They’re everywhere. campaign signs littering the landscape, material crowding your mailboxes, the knock on the door and so much more -- democracy in action. Welcome to the election cycle! The stage is set for the typically low voter turnout on March 17th, the Illinois Primary.
As Paul Harvey would say, “Now, for the rest of the story.” Campaigns begin when a person decides to run for office. When my daughter decided to run for the Illinois General Assembly in September of 2019, I asked her -- why?
After why, come the thousands of hours given by friends, supporters and most importantly the candidate and their family. Platform, materials, flyers, mailers, signs and fundraising begin months before election day. Still, the single most important effort is at the doors, meeting the voter -- walking neighborhoods. Every weekend, then every day until the election.

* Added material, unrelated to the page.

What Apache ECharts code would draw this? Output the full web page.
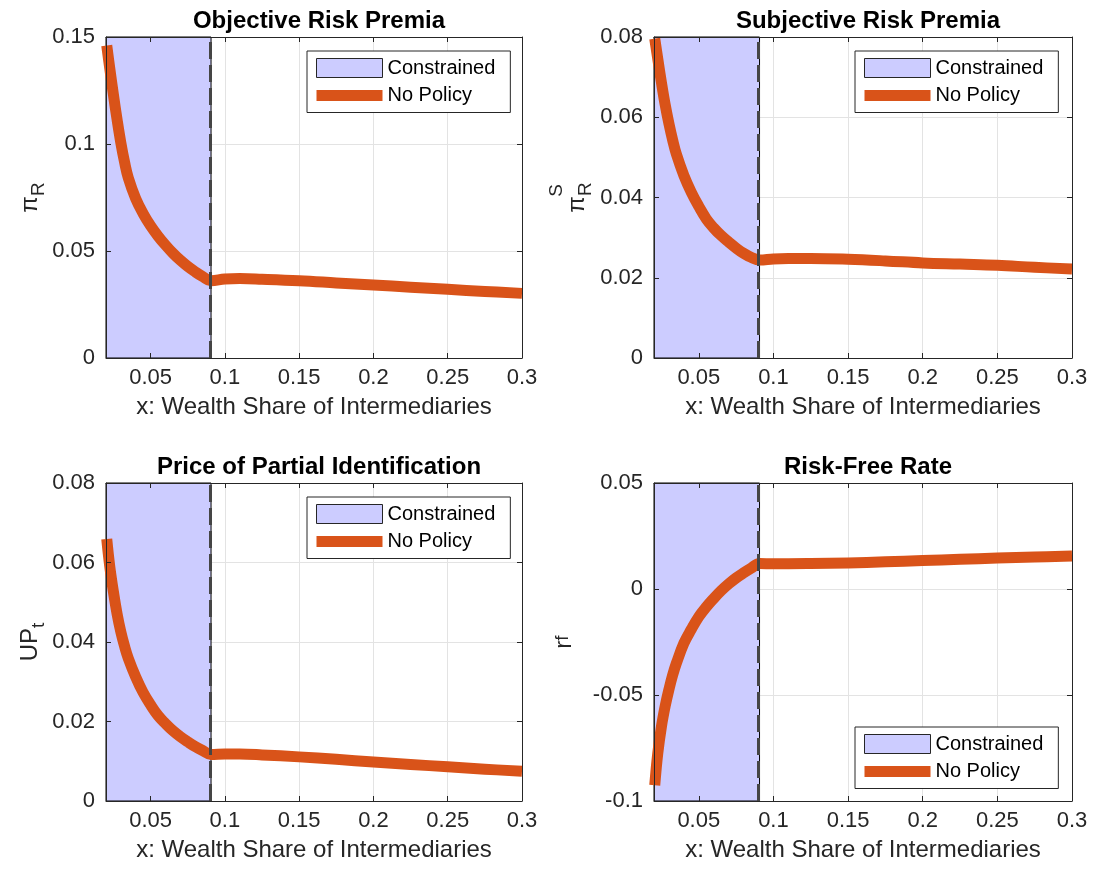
<!DOCTYPE html>
<html>
<head>
<meta charset="utf-8">
<script src="https://cdn.jsdelivr.net/npm/echarts@6/dist/echarts.min.js"></script>
<style>html,body{margin:0;padding:0;background:#fff}#c{width:1094px;height:874px}</style>
</head>
<body>
<div id="c"></div>
<script>
// ---------------- data ----------------
const xValues = [0.0205, 0.0225, 0.025, 0.0275, 0.03, 0.0325, 0.035, 0.04, 0.045, 0.05,
  0.055, 0.06, 0.065, 0.07, 0.075, 0.08, 0.085, 0.0907, 0.1, 0.11, 0.125, 0.15, 0.175,
  0.2, 0.225, 0.25, 0.275, 0.3];
const objectiveRiskPremia = [0.146, 0.1355, 0.123, 0.1112, 0.1005, 0.0915, 0.0842, 0.0745, 0.0675, 0.0618,
  0.0570, 0.0528, 0.0490, 0.0457, 0.0428, 0.0403, 0.0381, 0.0361, 0.0369, 0.0371, 0.0368, 0.0361, 0.0351,
  0.0341, 0.0331, 0.0321, 0.0311, 0.0302];
const subjectiveRiskPremia = [0.0796, 0.0746, 0.0686, 0.0631, 0.0584, 0.0543, 0.0508, 0.0455, 0.0413, 0.0378,
  0.0347, 0.0324, 0.0305, 0.0289, 0.0274, 0.0261, 0.0251, 0.0244, 0.0247, 0.0248, 0.0248, 0.0246, 0.0242,
  0.0237, 0.0234, 0.0231, 0.0226, 0.0222];
const priceOfPartialIdentification = [0.0659, 0.0591, 0.0526, 0.0470, 0.0425, 0.0389, 0.0359, 0.0312, 0.0273, 0.0242,
  0.0215, 0.0195, 0.0177, 0.0162, 0.0149, 0.0137, 0.0127, 0.0117, 0.0118, 0.0118, 0.0116, 0.0111, 0.0105,
  0.0098, 0.0092, 0.0086, 0.0080, 0.0075];
const riskFreeRate = [-0.0926, -0.0776, -0.0648, -0.0552, -0.0474, -0.0406, -0.0350, -0.0256, -0.0190, -0.0131,
  -0.0085, -0.0045, -0.0008, 0.0024, 0.0052, 0.0076, 0.0098, 0.0120, 0.0119, 0.0119, 0.0120, 0.0123, 0.0128,
  0.0134, 0.0140, 0.0146, 0.0151, 0.0156];
const constrainedEnd = 0.0907;
const xMin = 0.02, xMax = 0.3;
const xTicks = [0.05, 0.1, 0.15, 0.2, 0.25, 0.3];
const panelTitles = ['Objective Risk Premia', 'Subjective Risk Premia', 'Price of Partial Identification', 'Risk-Free Rate'];
const xLabel = 'x: Wealth Share of Intermediaries';
const yMins = [0, 0, 0, -0.1];
const yMaxs = [0.15, 0.08, 0.08, 0.05];
const yIntervals = [0.05, 0.02, 0.02, 0.05];
const legendNames = ['Constrained', 'No Policy'];
// --------------------------------------

const seriesValues = [objectiveRiskPremia, subjectiveRiskPremia, priceOfPartialIdentification, riskFreeRate];
const FONT = '"Liberation Sans", Arial, Helvetica, sans-serif';
const AX = '#262626';
const ORANGE = '#D95319';
const LAV = '#ccccff';

const grids = [
  {left: 106, top: 37, width: 416, height: 321},
  {left: 654, top: 37, width: 418, height: 321},
  {left: 106, top: 483, width: 416, height: 318},
  {left: 654, top: 483, width: 418, height: 318}
];
const yNames = [
  {name: '{p|π}{s|R}', gap: 58},
  {name: '{e|S}\n{p|π}{s|R}', gap: 59},
  {name: '{p|UP}{s|t}', gap: 58},
  {name: '{p|r}{e|f}', gap: 72}
];
const richY = {
  p: {fontSize: 24, fontFamily: FONT, color: AX, verticalAlign: 'bottom', padding: [0, 0, 6, 0]},
  s: {fontSize: 19, fontFamily: FONT, color: AX, verticalAlign: 'bottom'},
  e: {fontSize: 19, fontFamily: FONT, color: AX, verticalAlign: 'bottom', padding: [0, 0, 10, 0]}
};
const richY2 = {
  p: {fontSize: 24, fontFamily: FONT, color: AX, verticalAlign: 'bottom', padding: [0, 0, 6, 0]},
  s: {fontSize: 19, fontFamily: FONT, color: AX, verticalAlign: 'bottom'},
  e: {fontSize: 19, fontFamily: FONT, color: AX, align: 'center', padding: [0, 0, 0, 14], lineHeight: 16}
};
const legendPos = [
  {left: 307, top: 51},
  {left: 855, top: 51},
  {left: 307, top: 497},
  {left: 855, top: 727}
];
const fmt = v => String(+(+v).toFixed(4));

const option = {
  backgroundColor: '#fff',
  animation: false,
  textStyle: {fontFamily: FONT},
  title: [], grid: [], xAxis: [], yAxis: [], series: [], legend: []
};

grids.forEach((g, i) => {
  option.grid.push(Object.assign({containLabel: false, show: false}, g));
  option.title.push({
    text: panelTitles[i], left: g.left + g.width / 2, top: g.top - 33, textAlign: 'center',
    textStyle: {fontSize: 24, fontWeight: 'bold', color: '#000', fontFamily: FONT}
  });
  // x axes: main, mirror (top), split lines
  option.xAxis.push({
    gridIndex: i, type: 'value', min: xMin, max: xMax, position: 'bottom', z: 5,
    axisLine: {show: true, onZero: false, lineStyle: {color: AX, width: 1}},
    axisTick: {show: true, inside: true, length: 5, customValues: xTicks, lineStyle: {color: AX}},
    axisLabel: {show: true, customValues: xTicks, margin: 9, fontSize: 22, color: AX, fontFamily: FONT, formatter: fmt},
    splitLine: {show: false},
    name: xLabel, nameLocation: 'middle', nameGap: 37,
    nameTextStyle: {fontSize: 24, color: AX, fontFamily: FONT}
  });
  option.xAxis.push({
    gridIndex: i, type: 'value', min: xMin, max: xMax, position: 'top', z: 5,
    axisLine: {show: true, onZero: false, lineStyle: {color: AX, width: 1}},
    axisTick: {show: true, inside: true, length: 5, customValues: xTicks, lineStyle: {color: AX}},
    axisLabel: {show: false, customValues: xTicks},
    splitLine: {show: false}
  });
  option.xAxis.push({
    gridIndex: i, type: 'value', min: xMin, max: xMax, position: 'bottom', z: 0,
    axisLine: {show: false}, axisTick: {show: false, customValues: xTicks},
    axisLabel: {show: false, customValues: xTicks},
    splitLine: {show: true, lineStyle: {color: '#e3e3e3', width: 1}}
  });
  const ycommon = {gridIndex: i, type: 'value', min: yMins[i], max: yMaxs[i], interval: yIntervals[i]};
  option.yAxis.push(Object.assign({}, ycommon, {
    position: 'left', z: 5,
    axisLine: {show: true, onZero: false, lineStyle: {color: AX, width: 1}},
    axisTick: {show: true, inside: true, length: 5, lineStyle: {color: AX}},
    axisLabel: {show: true, margin: 11, fontSize: 22, color: AX, fontFamily: FONT, formatter: fmt},
    splitLine: {show: false},
    name: yNames[i].name, nameLocation: 'middle', nameRotate: 90, nameGap: yNames[i].gap,
    nameTextStyle: {fontSize: 24, color: AX, fontFamily: FONT, rich: i === 1 ? richY2 : richY}
  }));
  option.yAxis.push(Object.assign({}, ycommon, {
    position: 'right', z: 5,
    axisLine: {show: true, onZero: false, lineStyle: {color: AX, width: 1}},
    axisTick: {show: true, inside: true, length: 5, lineStyle: {color: AX}},
    axisLabel: {show: false}, splitLine: {show: false}
  }));
  option.yAxis.push(Object.assign({}, ycommon, {
    position: 'left', z: 0,
    axisLine: {show: false}, axisTick: {show: false}, axisLabel: {show: false},
    splitLine: {show: true, lineStyle: {color: '#e3e3e3', width: 1}}
  }));

  const xi = 3 * i + 2, yi = 3 * i + 2;
  option.series.push({
    name: legendNames[0], type: 'line', xAxisIndex: xi, yAxisIndex: yi, data: [], z: 1,
    silent: true,
    markArea: {
      silent: true,
      itemStyle: {color: LAV, borderColor: '#000', borderWidth: 1},
      data: [[{xAxis: xMin}, {xAxis: constrainedEnd}]]
    }
  });
  option.series.push({
    name: legendNames[1], type: 'line', xAxisIndex: xi, yAxisIndex: yi, z: 3,
    data: xValues.map((x, j) => [x, seriesValues[i][j]]),
    showSymbol: false, symbol: 'none', smooth: 0.4, clip: false, silent: true,
    lineStyle: {color: ORANGE, width: 11, cap: 'butt', join: 'miter'},
    itemStyle: {color: ORANGE, borderWidth: 0}
  });
  option.series.push({
    name: 'boundary', type: 'line', xAxisIndex: xi, yAxisIndex: yi, data: [], z: 4, silent: true,
    markLine: {
      silent: true, symbol: ['none', 'none'], label: {show: false},
      lineStyle: {color: '#454545', width: 3, type: [17, 6]},
      emphasis: {disabled: true},
      data: [{xAxis: constrainedEnd}]
    }
  });
  option.legend.push({
    left: legendPos[i].left, top: legendPos[i].top, orient: 'vertical',
    selectedMode: false, z: 10,
    backgroundColor: '#fff', borderColor: AX, borderWidth: 1, borderRadius: 0,
    padding: [7, 15, 7, 9], itemGap: 7.5, itemWidth: 66, itemHeight: 19,
    symbolKeepAspect: true,
    textStyle: {fontSize: 20, color: '#000', fontFamily: FONT},
    data: [
      {name: legendNames[0], icon: 'rect', itemStyle: {color: LAV, borderColor: AX, borderWidth: 1}},
      {name: legendNames[1], icon: 'path://M0,0H66V11H0Z', itemStyle: {color: ORANGE, borderWidth: 0}}
    ]
  });
});

const chart = echarts.init(document.getElementById('c'), null, {renderer: 'canvas'});
chart.setOption(option);
</script>
</body>
</html>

When a person moves from private citizen to public candidate their family moves with them. They lose privacy and freedom. They experience the strain of being under public scrutiny, where every word is dissected and people say ugly hurtful things about them. For this reason, I respect every person who chooses to run for office and engage in democracy -- a participation form of government. The idea that we get the government we choose could not be truer. Not voting is also a choice.
Democracy does not require you to take up the sword. Democracy asks you to cast the most powerful tool we have in a democracy -- the vote.
I know where I will be on March 17th. Where will you be?
I’m Lou Ness, and that’s my Perspective.